The obligation in the Constitution to lay all agreements that enter into force for the State before Dáil Éireann is primarily for the purpose of providing information to the Dáil both as to the fact that the State has become party to a particular agreement and as to the terms of the agreement in question. The Constitution does not specify a timeframe in which agreements must be laid, although it is desirable that they be laid promptly. However, a backlog of international agreements for laying before the Dáil built up over the years, largely due to a lack of resources. For this reason, it was decided not to prioritise agreements about which information was already widely available. EU treaties, including the Treaty amending, with regard to Greenland, the Treaties establishing the European Communities, were not given priority, as information on these treaties was already well known to the Dáil and accessible. Prior to its ratification, the text of the Greenland Treaty had been sent to the Oireachtas library and had been the subject of debate in the Dáil during the passage of European Communities (Amendment) Act 1985, which gave effect in Irish law to the Treaty.

In recent years the Department has sought to ensure that all international agreements that have entered into force for the State since 1937 are identified and laid before the Dáil in a timely manner. Currently, the Department seeks to lay all international agreements before the end of the calendar year following the year in which they enter into force for the State. On 31 January 2006, the then Minister for Foreign Affairs, Deputy Dermot Ahern, informed the Dáil, in reply to a parliamentary question (3159/06), of plans to identify and lay before the Dáil all international agreements to which the State had become party since 1937. To date, some 317 such agreements dating from as far back as 1948 have been identified. Of these, 65 were laid before the Dáil in 2006, 217 in 2007, 10 in 2008, 19 in 2009 and 6 in 2010.

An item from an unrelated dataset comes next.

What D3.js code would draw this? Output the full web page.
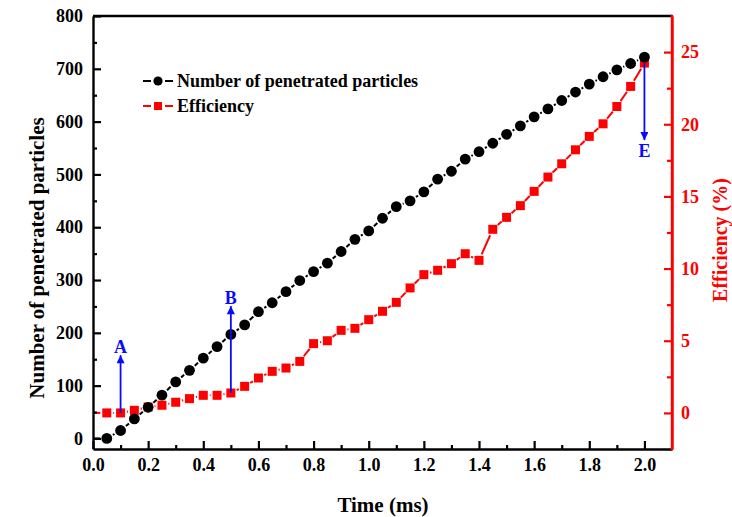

I am confident that the vast majority of international agreements which entered into force since 1937 have now been laid before the Dáil, but it is possible that a small number of further agreements will be identified and any such agreements will be laid before the Dáil in due course. Once international agreements are laid before the Dáil they are made publicly available on my Department's website, in the electronic Irish Treaty Series.